My sense from talking to those parents was that they were not out to punish the state for what had happened—they were not pursuing it for criminal negligence—but they wanted to see that no other mother experienced the loss of a child as a result of incarceration. Generally crimes committed by children are physical crimes against other children. In that situation, many parents would want to be assured that the state was doing all it could to prevent such things happening again. That would be a primary consideration for them. We know that if we bring children into the criminal justice system, a third of them will reoffend within a year, and they receive, as it were, a schooling in crime by going through various institutions. As adults, they may well have a criminal record and it will then become harder for them to get a job.

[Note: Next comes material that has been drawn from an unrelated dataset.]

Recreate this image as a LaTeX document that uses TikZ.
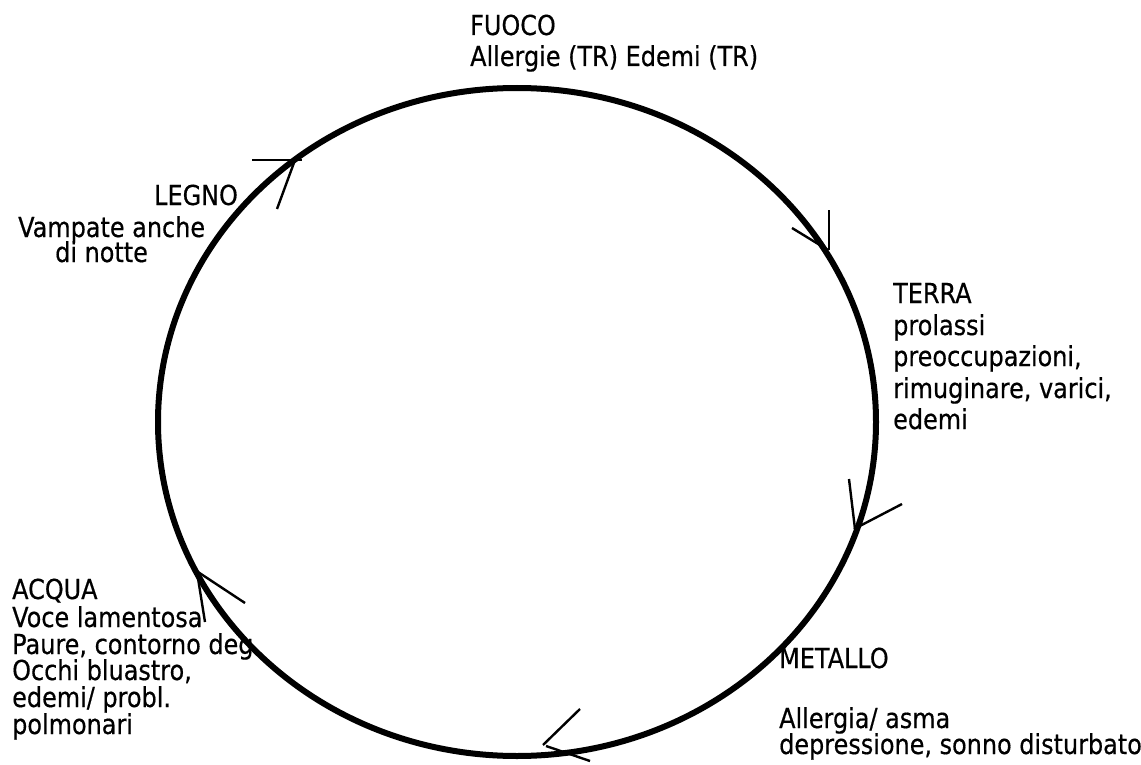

They are labelled as criminals and they may be confirmed in a career of crime. They may well go on to have children, who may follow in their footsteps.
If one says to a parent whose child has been harmed by another child or who has lost a child through violence from another child, “We are going to try our best to stop this happening to another child”, then the right, and effective, approach is a welfare one, with all the protections and the secure accommodation that the noble Lord referred to, rather than the wasteful, ineffective approach that we currently take.
I hope that institutions such as Mumsnet and the Mothers’ Union will look at this debate and seek to take up with the Government concerns about the welfare of these children and about protecting children from each other. Often, we are talking about very troubled children and we need to do something about them, but simply maintaining the status quo fails to protect our children in the most effective way. It is time to act. It would be the right thing to do to pass the noble Lord’s Bill. It would be the right thing for our children and for our hard-working taxpayers. None of us wants our tax to be wasted in the way that it currently is.
There is always the risk that we will go backwards. Towards the end of his career in the House, Lord Onslow learnt how many children we were incarcerating in this country, and I remember how passionately he advocated reducing the numbers. We could go back to increasing the number of children in that situation. Therefore, I ask the Minister—he may prefer to write to me—how much the youth justice system costs and how much would be saved if we raised the age of criminal responsibility to 14. That age is much more the norm in civilised countries, and I hope that this Bill will be a step towards that. If he could do some modelling, looking at the longer-term impact of a reduction in the number of children having a career of crime and coming back into the criminal justice system again and again, that, too, would be helpful.
Finally, I commend the noble Lord for his perseverance and for bringing this issue back again and again. It is, ultimately, a question of children’s rights. Here we are, in this country, punishing the very children who often we as a nation most let down. The noble Lord is absolutely right to keep persevering, and I am very glad that he has brought this to the House.